Major changes to pension fund proposed

By SHERRY HALBROOK
PEF is of two minds about proposals to change the state pension law.

The union has serious reservations about a new legislative initiative, announced in early October by state Attorney General Andrew Cuomo. He wants to end the state comptroller’s role as sole trustee of the state pension fund and give that responsibility to a 13-member board of trustees chaired by the comptroller.
At the same time, PEF supports provisions in the legislation aimed at eliminating corrupt practices discovered earlier this year called “pay to play.”

“Historically, we have held the elected comptroller, as sole trustee of the fund, provides more public accountability than spreading that responsibility over a panel of appointed trustees,” said PEF President Ken Brynien. “However, PEF is very interested in proposals to more effectively protect the integrity of the Common Retirement Fund and its investments.”

Most recently valued at $116.5 billion, the NYS Common Retirement Fund supports the retirements of approximately one million state and local government employees and teachers.

The fund has suffered huge investment losses from the stock market collapse that began last year.
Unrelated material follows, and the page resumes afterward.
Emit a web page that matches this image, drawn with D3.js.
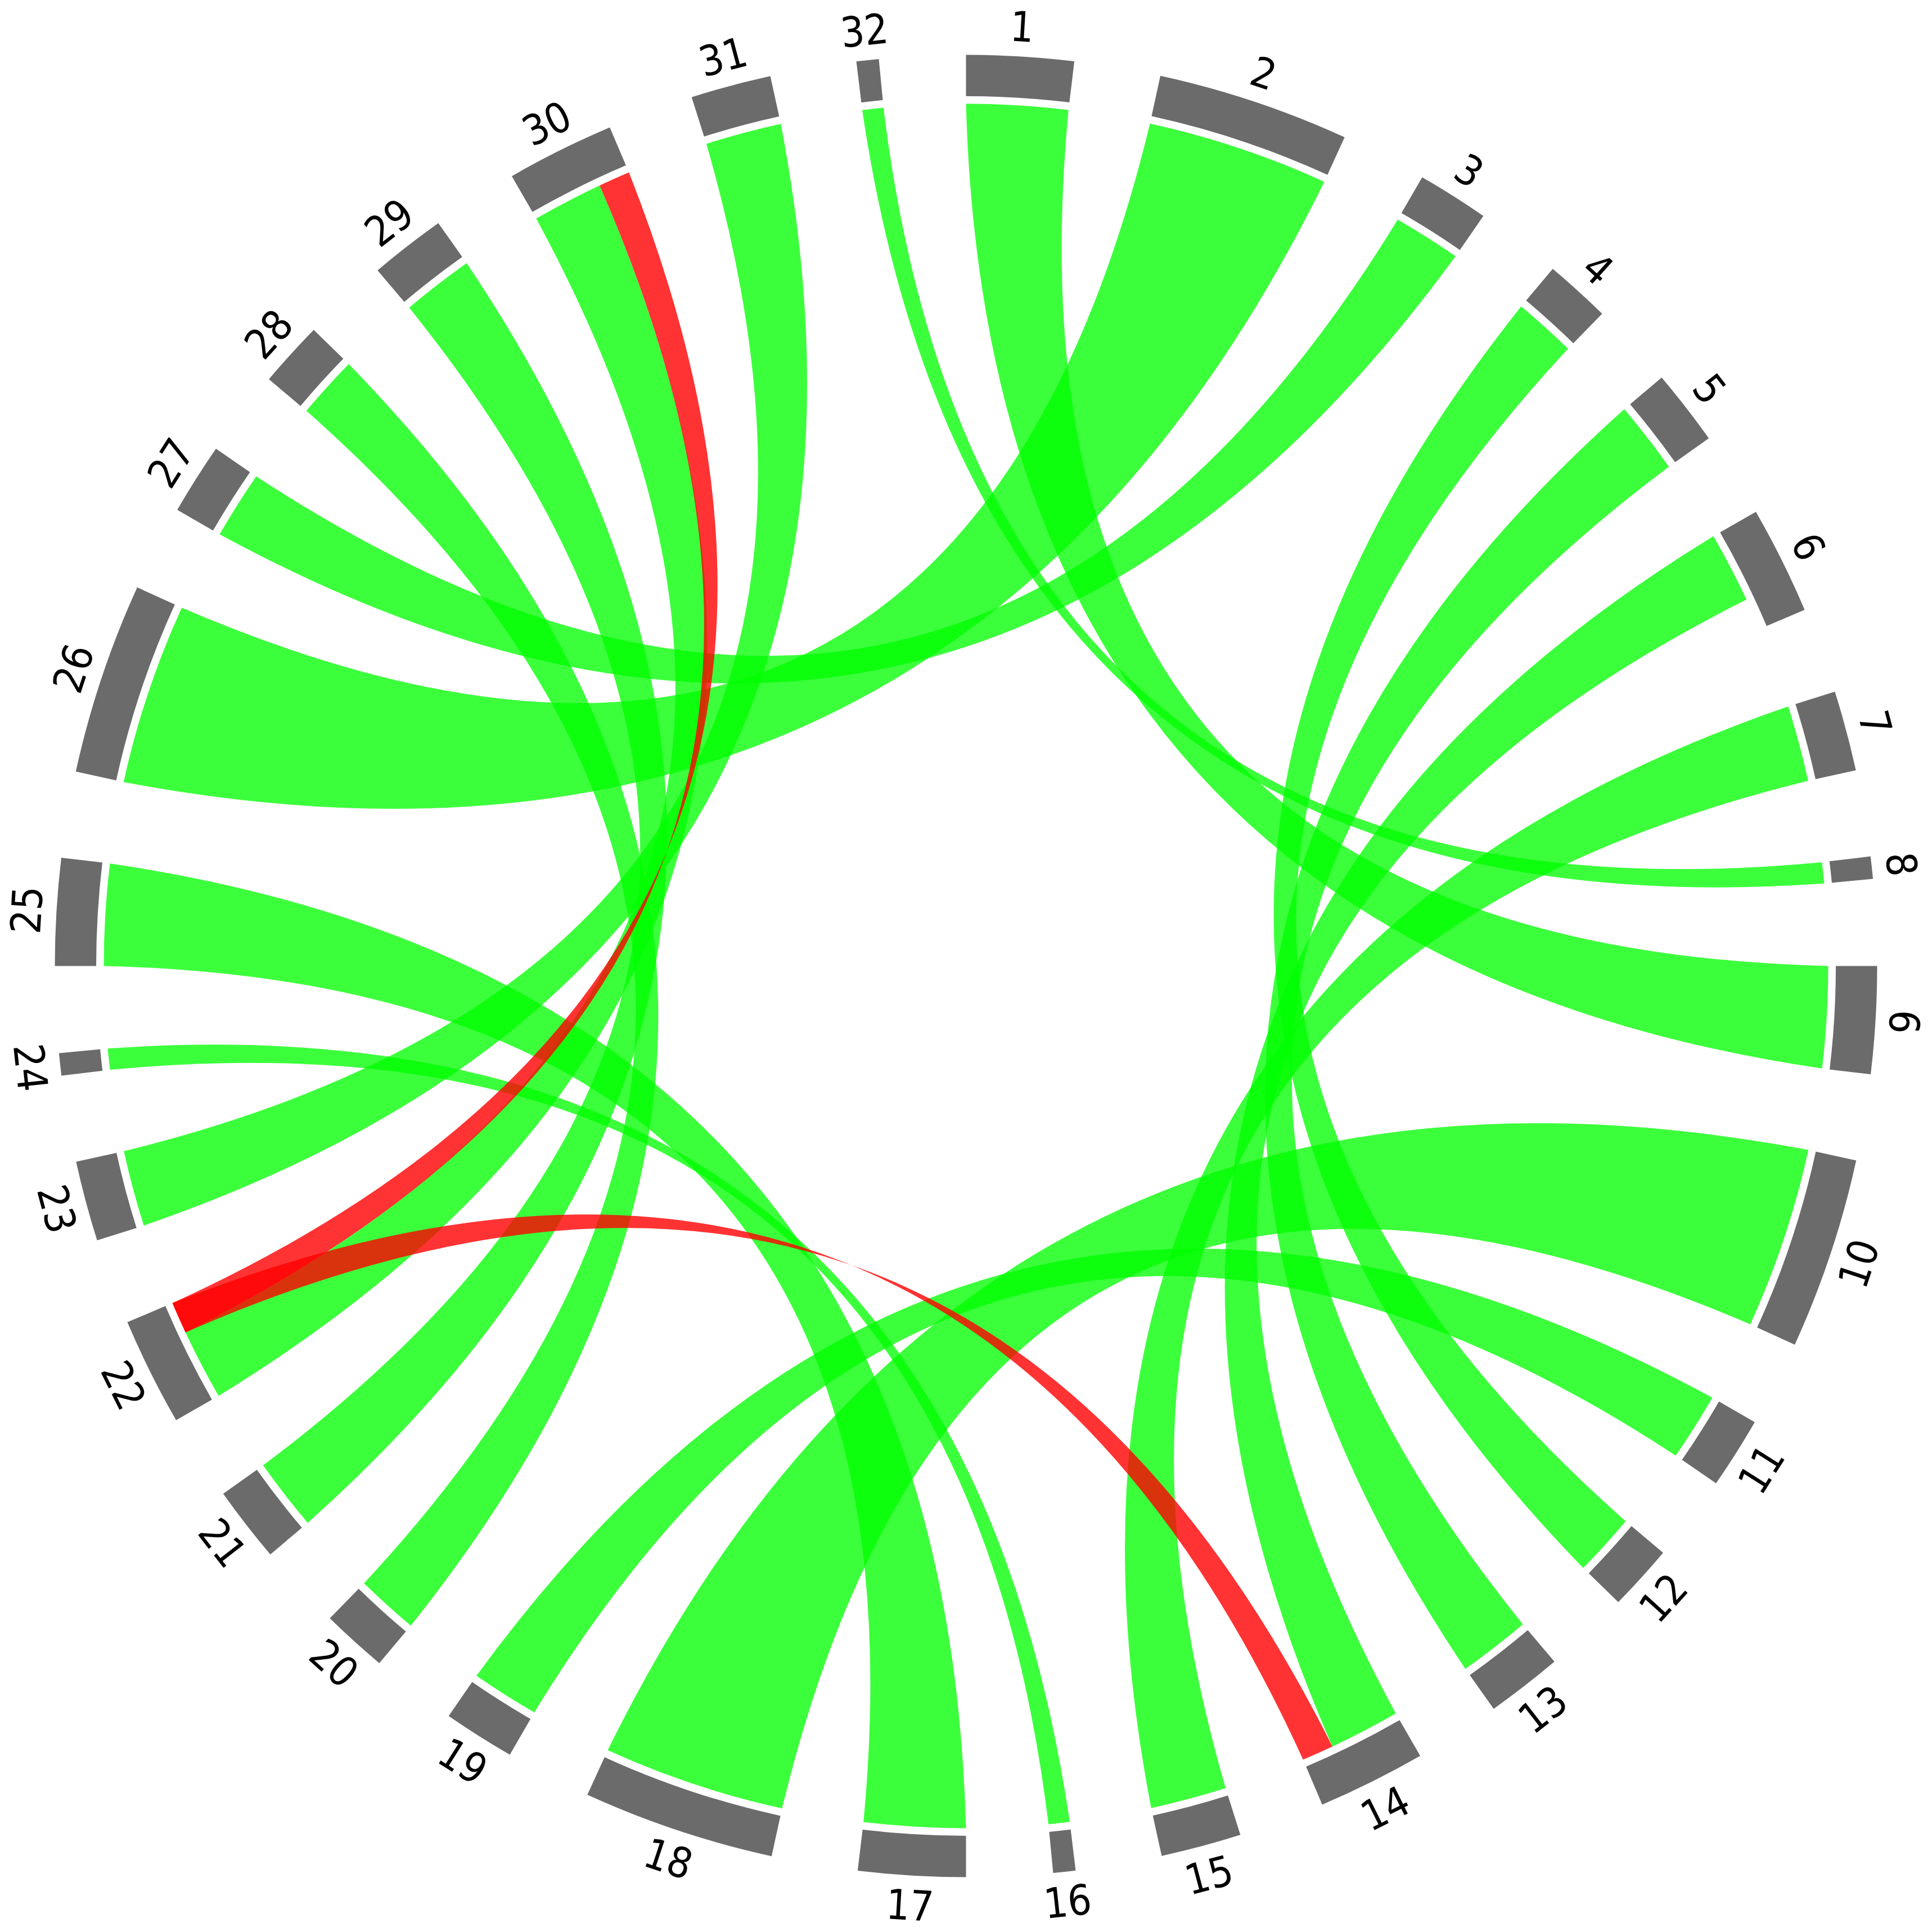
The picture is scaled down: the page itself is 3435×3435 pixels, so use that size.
<!DOCTYPE html>
<html>
<head>
<meta charset="utf-8">
<script src="https://cdn.jsdelivr.net/npm/d3@7"></script>
<style>
  html, body { margin: 0; padding: 0; background: #ffffff; }
  svg { display: block; }
</style>
</head>
<body>
<svg id="chart" width="3435" height="3435"></svg>
<script>
// ---------------- DATA ----------------
const groupLabels = ["1","2","3","4","5","6","7","8","9","10","11","12","13","14","15","16",
                     "17","18","19","20","21","22","23","24","25","26","27","28","29","30","31","32"];

// sub-arc values of each group, in clockwise order
const segmentValues = [
  [48], [86], [32], [29.5], [34], [33.4, 15], [36], [10],
  [48], [86], [32], [29.5], [34], [33.4, 15], [36], [10],
  [48], [86], [32], [29.5], [34], [33.4, 15], [36], [10],
  [48], [86], [32], [29.5], [34], [33.4, 15], [36], [10]
];

// green links: [groupA, segmentA, groupB, segmentB]
const greenLinks = [
  [1,0, 9,0], [2,0, 26,0], [3,0, 27,0], [4,0, 12,0],
  [5,0, 13,0], [6,0, 14,0], [7,0, 15,0], [8,0, 32,0],
  [10,0, 18,0], [11,0, 19,0], [16,0, 24,0], [17,0, 25,0],
  [20,0, 28,0], [21,0, 29,0], [22,0, 30,0], [23,0, 31,0]
];

// red (twisted) links
const redLinks = [
  [30,1, 22,1], [22,1, 14,1]
];

// ---------------- LAYOUT ----------------
const cx = 1717.5, cy = 1717.5;
const R_RIBBON = 1533;
const R_IN = 1546.5, R_OUT = 1620;
const R_LABEL = 1673;
const RHO = 55;                       // bezier control radius
const padDeg = 5.49;
const rad = d => d * Math.PI / 180;

const groupTotals = segmentValues.map(s => d3.sum(s));
const total = d3.sum(groupTotals);
const n = groupTotals.length;
const valueScale = d3.scaleLinear()
  .domain([0, total])
  .range([0, 2 * Math.PI - n * rad(padDeg)]);

const groups = [];
let cum = 0;
groupTotals.forEach((t, i) => {
  const offset = i * rad(padDeg);
  const start = valueScale(cum) + offset;
  const segs = [];
  let c = cum;
  segmentValues[i].forEach(v => {
    segs.push({ start: valueScale(c) + offset, end: valueScale(c + v) + offset });
    c += v;
  });
  cum += t;
  const end = valueScale(cum) + offset;
  groups.push({ index: i, label: groupLabels[i], start, end, segs });
});

const svg = d3.select("#chart");
const g = svg.append("g").attr("transform", `translate(${cx},${cy})`);

const pt = (r, a) => [r * Math.sin(a), -r * Math.cos(a)];
function ctrl(a, b) {
  const u = [Math.sin(a) + Math.sin(b), -Math.cos(a) - Math.cos(b)];
  const l = Math.hypot(u[0], u[1]);
  if (l < 1e-9) return [0, 0];
  return [RHO * u[0] / l, RHO * u[1] / l];
}

function ribbonPath(s0, s1, t0, t1, twisted) {
  const p = d3.path();
  const R = R_RIBBON;
  const A0 = pt(R, s0);
  p.moveTo(A0[0], A0[1]);
  p.arc(0, 0, R, s0 - Math.PI / 2, s1 - Math.PI / 2);
  if (!twisted) {
    let c = ctrl(s1, t0), T = pt(R, t0);
    p.quadraticCurveTo(c[0], c[1], T[0], T[1]);
    p.arc(0, 0, R, t0 - Math.PI / 2, t1 - Math.PI / 2);
    c = ctrl(t1, s0);
    p.quadraticCurveTo(c[0], c[1], A0[0], A0[1]);
  } else {
    let c = ctrl(s1, t1), T = pt(R, t1);
    p.quadraticCurveTo(c[0], c[1], T[0], T[1]);
    p.arc(0, 0, R, t1 - Math.PI / 2, t0 - Math.PI / 2, true);
    c = ctrl(t0, s0);
    p.quadraticCurveTo(c[0], c[1], A0[0], A0[1]);
  }
  p.closePath();
  return p.toString();
}

// green ribbons
g.append("g").selectAll("path")
  .data(greenLinks)
  .join("path")
  .attr("d", d => {
    const a = groups[d[0] - 1].segs[d[1]], b = groups[d[2] - 1].segs[d[3]];
    return ribbonPath(a.start, a.end, b.start, b.end, false);
  })
  .attr("fill", "rgb(0,255,0)")
  .attr("fill-opacity", 0.765)
  .attr("stroke", "none");

// red ribbons (twisted)
g.append("g").selectAll("path")
  .data(redLinks)
  .join("path")
  .attr("d", d => {
    const a = groups[d[0] - 1].segs[d[1]], b = groups[d[2] - 1].segs[d[3]];
    return ribbonPath(a.start, a.end, b.start, b.end, true);
  })
  .attr("fill", "rgb(255,0,0)")
  .attr("fill-opacity", 0.8)
  .attr("stroke", "none");

// group arcs
const arc = d3.arc().innerRadius(R_IN).outerRadius(R_OUT);
g.append("g").selectAll("path")
  .data(groups)
  .join("path")
  .attr("d", d => arc({ startAngle: d.start, endAngle: d.end }))
  .attr("fill", "#6b6b6b");

// labels
g.append("g").selectAll("text")
  .data(groups)
  .join("text")
  .attr("transform", d => {
    const m = (d.start + d.end) / 2;
    const deg = m * 180 / Math.PI;
    const p = pt(R_LABEL, m);
    const rot = (deg > 90 && deg < 270) ? deg - 180 : deg;
    return `translate(${p[0]},${p[1]}) rotate(${rot})`;
  })
  .attr("text-anchor", "middle")
  .attr("dominant-baseline", "central")
  .attr("font-family", "'DejaVu Sans Condensed', 'DejaVu Sans', sans-serif")
  .attr("font-stretch", "condensed")
  .attr("font-size", 74)
  .attr("fill", "#000")
  .text(d => d.label);
</script>
</body>
</html>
It was rocked earlier this year by criminal indictments related to fund management and the conviction of former comptroller Allen Hevesi, who resigned and pled guilty in 2006 to misuse of staff at the Office of the State Comptroller (OSC).

Matter of TRUST
The legislation, announced jointly by Cuomo and three members of the state Senate, is titled “Taxpayers’ Reform for Upholding Security and Transparency” (TRUST). It would institutionalize Cuomo’s Public Pension Fund Reform Code of Conduct, that he announced earlier this year, and provide additional civil, criminal and administrative penalties and sanctions to ensure firms and individuals are held accountable for violations of it.

The bill also would prohibit pay-to-play campaign contributions to the trustees and the comptroller.
Cuomo said, “The sole trustee model has allowed pay-to-play to flourish in a system meant to protect the retirement accounts of thousands of hard-working public employees.”

Open to discussion
State Comptroller Tom DiNapoli said he welcomes both the proposed reforms, which would codify some measures already taken, and discussions of the proposal to create a board of trustees to run the fund.

“It’s been a long struggle to repair the damage the Hevesi administration inflicted on the state pension fund,” DiNapoli said. “Over the past two and a half years, I’ve used my authority as trustee to institute a long list of reforms to the management of the pension fund to limit the opportunity for corruption.

DiNapoli said he has: banned the use of placement agents and lobbyists in fund investments, adopted policies to stop pay-to-play, increased transparency and accountability, and limited contributions to his own campaign to less than half the legal limit.

Building legal firewall

One key area of reform in the TRUST proposal is a ban on investment firms using “placement agents,” lobbyists or other intermediaries to interact with public pension funds for any purpose.

Investment firms and their principals, agents, employees and family members would be banned from doing business with a public pension fund for two years after the firm made a campaign contribution to any pension fund trustee or candidate for that post. The firms also would be barred from making improper gifts or job offers to public pension fund employees and officials.

The bill would require rigorous and continuing disclosure of the identities, responsibilities and qualifications of investment fund personnel and any payments by investment firms to third-parties in connection with public pension fund matters. Investment firms would be required to promptly publish such information on their Web sites and annually certify their compliance.

TRUST creates tough new civil, criminal and disciplinary penalties and sanctions, and requires licensed professionals to report evidence of violations. It also allows criminal prosecution for the theft of property and services from the retirement system, and extends the statute of limitations for persons acting in concert with public servants.

TRUST would codify the Public Pension Fund Reform Code of Conduct created by Cuomo earlier this year. So far, The Carlyle Group and six other investment firms have signed on to the code.

“These firms collectively have agreed to return nearly $60 million associated with New York State Common Retirement Fund investments,” Cuomo said.

He said he uncovered “a complex criminal scheme ... under former Comptroller Alan Hevesi, in which the … pension fund was used as a piggy bank for the comptroller’s chief political aide and a favor bank for political allies and other friends.”

California and some other states that use appointed boards to run their pension funds have experienced corruption problems too.